I think it would be more accurate to say that P&G has always experimented and always will experiment with new channels and business models. However, given how fantastically successful the current business model is, it is doubtful that there will be a precipitous, wholesale shift in its business model.
SD: What are the principal lessons from P&G’s experience that you see for other companies?

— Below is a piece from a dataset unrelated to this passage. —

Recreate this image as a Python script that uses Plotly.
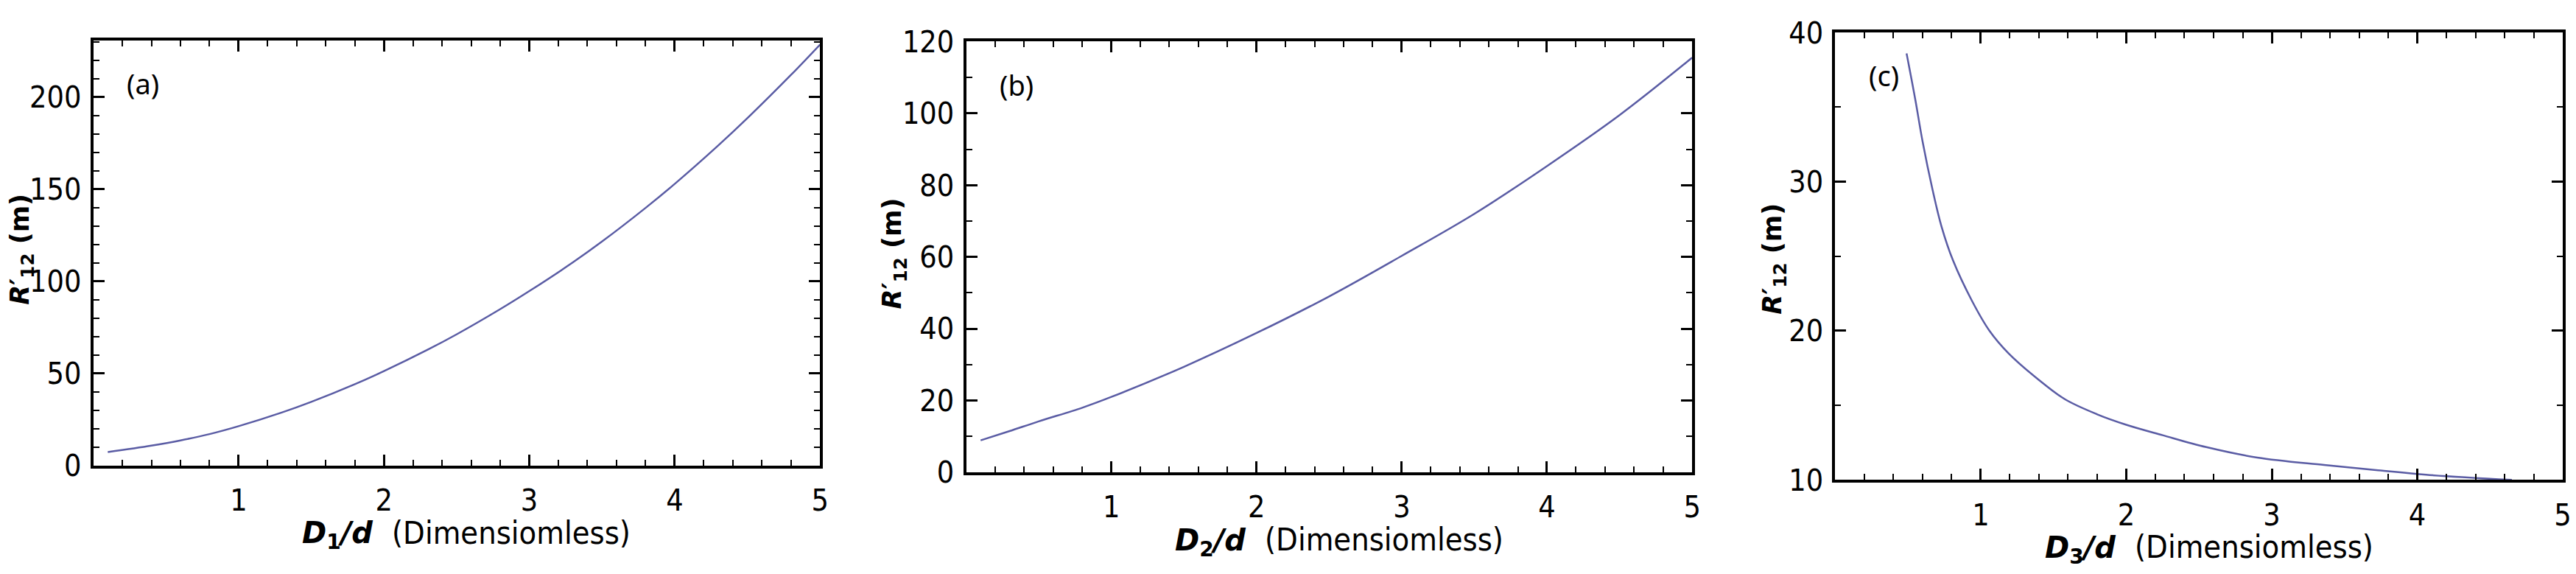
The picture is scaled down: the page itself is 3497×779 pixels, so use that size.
import plotly.graph_objects as go

# ---- data ----
x_a = [0.1, 0.4, 0.6, 0.8, 1.0, 1.3, 1.5, 1.8, 2.0, 2.3, 2.5, 2.8, 3.0, 3.3, 3.5, 3.8, 4.0, 4.3, 4.5, 4.8, 5.0]
y_a = [7.3, 10.8, 13.6, 17.0, 21.3, 28.8, 34.5, 44.1, 51.2, 62.8, 71.2, 84.9, 94.7, 110.3, 121.6, 139.9, 152.9, 173.8, 188.6, 212.1, 228.6]

x_b = [0.1, 0.3, 0.5, 0.8, 1.0, 1.5, 2.0, 2.5, 3.0, 3.5, 4.0, 4.5, 5.0]
y_b = [8.9, 11.5, 14.2, 18.0, 21.0, 29.4, 38.8, 49.0, 60.3, 72.0, 85.3, 99.5, 115.5]

x_c = [0.49, 0.55, 0.60, 0.67, 0.73, 0.81, 0.94, 1.06, 1.19, 1.40, 1.58, 1.80, 2.00, 2.25, 2.55, 2.90, 3.36, 3.73, 4.06, 4.65]
y_c = [38.6, 35.5, 32.7, 29.4, 27.0, 24.7, 22.0, 20.0, 18.5, 16.7, 15.4, 14.4, 13.7, 13.0, 12.2, 11.5, 11.0, 10.65, 10.35, 10.0]

panel_tags = ["(a)", "(b)", "(c)"]
x_title_main = ["D</i></b><b><sub>1</sub></b><b><i>/d", "D</i></b><b><sub>2</sub></b><b><i>/d", "D</i></b><b><sub>3</sub></b><b><i>/d"]
x_title_unit = "(Dimensiomless)"
y_title = "<b><i>R</i>′<sub>12</sub> (m)</b>"
y_ranges = [[0, 231], [0, 120], [10, 40]]
y_dticks = [50, 20, 10]
y_minor = [10, 10, 5]
x_tickvals = [1, 2, 3, 4, 5]

W, H = 3497, 779
# plot-area pixel boxes (left, top, right, bottom)
boxes = [(119, 24, 1109, 639), (1308, 26, 2297, 649), (2492, 13, 3483, 660)]
ytitle_pos = [(22, 326), (1210, 332), (2408, 340)]
xtitle_y = [740, 750, 761]

LINE = "#5a5ca4"
NARROW = "Liberation Sans Narrow, Arial Narrow, DejaVu Sans Condensed, sans-serif"
TICKFONT = dict(family=NARROW, size=41, color="black")

fig = go.Figure()
series = [(x_a, y_a), (x_b, y_b), (x_c, y_c)]
for i, (xs, ys) in enumerate(series):
    sfx = "" if i == 0 else str(i + 1)
    fig.add_trace(go.Scatter(x=xs, y=ys, mode="lines",
                             line=dict(color=LINE, width=2.5, shape="spline", smoothing=1.0),
                             xaxis="x" + sfx, yaxis="y" + sfx, showlegend=False, hoverinfo="skip"))

annotations = []
for i, (l, t, r, b) in enumerate(boxes):
    sfx = "" if i == 0 else str(i + 1)
    xd = [l / W, r / W]
    yd = [1 - b / H, 1 - t / H]
    common = dict(showline=True, linecolor="black", linewidth=4, mirror="allticks", ticks="inside",
                  tickcolor="black", tickwidth=3, ticklen=15, showgrid=False, zeroline=False,
                  tickfont=TICKFONT)
    fig.layout["xaxis" + sfx] = dict(domain=xd, anchor="y" + sfx, range=[0, 5], tickvals=x_tickvals,
                                     minor=dict(dtick=0.2, tick0=0, ticks="inside", ticklen=8, tickwidth=2,
                                                tickcolor="black", showgrid=False),
                                     ticklabelstandoff=8, **common)
    fig.layout["yaxis" + sfx] = dict(domain=yd, anchor="x" + sfx, range=y_ranges[i], dtick=y_dticks[i],
                                     tick0=y_ranges[i][0],
                                     minor=dict(dtick=y_minor[i], tick0=0, ticks="inside", ticklen=8, tickwidth=2,
                                                tickcolor="black", showgrid=False),
                                     ticklabelstandoff=4, **common)
    # panel tag
    annotations.append(dict(text=panel_tags[i], xref="paper", yref="paper", x=(l + 44) / W, y=1 - (t + 62) / H,
                            xanchor="left", yanchor="middle", showarrow=False,
                            font=dict(family="Noto Sans, Open Sans, sans-serif", size=38, color="black")))
    cx = (l + r) / 2
    # x title: bold-italic symbol part
    annotations.append(dict(text="<b><i>" + x_title_main[i] + "</i></b>",
                            xref="paper", yref="paper", x=(cx - 112) / W, y=1 - xtitle_y[i] / H,
                            xanchor="right", yanchor="middle", showarrow=False,
                            font=dict(family="DejaVu Sans, Verdana, sans-serif", size=40, color="black")))
    # x title: unit part
    annotations.append(dict(text=x_title_unit,
                            xref="paper", yref="paper", x=(cx - 90) / W, y=1 - (xtitle_y[i] - 4) / H,
                            xanchor="left", yanchor="middle", showarrow=False,
                            font=dict(family=NARROW, size=43, color="black")))
    # y title
    yx, yy = ytitle_pos[i]
    annotations.append(dict(text=y_title, textangle=-90,
                            xref="paper", yref="paper", x=yx / W, y=1 - yy / H,
                            xanchor="center", yanchor="middle", showarrow=False,
                            font=dict(family="DejaVu Sans, Verdana, sans-serif", size=35, color="black")))

fig.update_layout(width=W, height=H, margin=dict(l=0, r=0, t=0, b=0), plot_bgcolor="white",
                  paper_bgcolor="white", annotations=annotations, showlegend=False)
fig.write_html("out.html")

Roger Martin: There are lots of obvious lessons – deep consumer understanding; dedication to intensive brand building; relentless investment in innovation; building of global scale – but I might focus on one that is not so obvious: the promote-from-within culture. Most observers see it as self-obsessed and self-limiting – you limit yourself from bringing on board anybody senior from the outside. After hanging around P&G for almost three decades, I have come to believe that there is real strength to promote-from-within. The attention to recruiting at the entry level and the subsequent development of those young professionals is profound – the best I have seen in 32 years in business. It is not as though non-promote-from-within organizations can’t invest the same resources and energy into recruiting and development – it is just that they don’t seem to do so. As a consequence, I pay more attention to promote-from-within as a philosophy than I used to.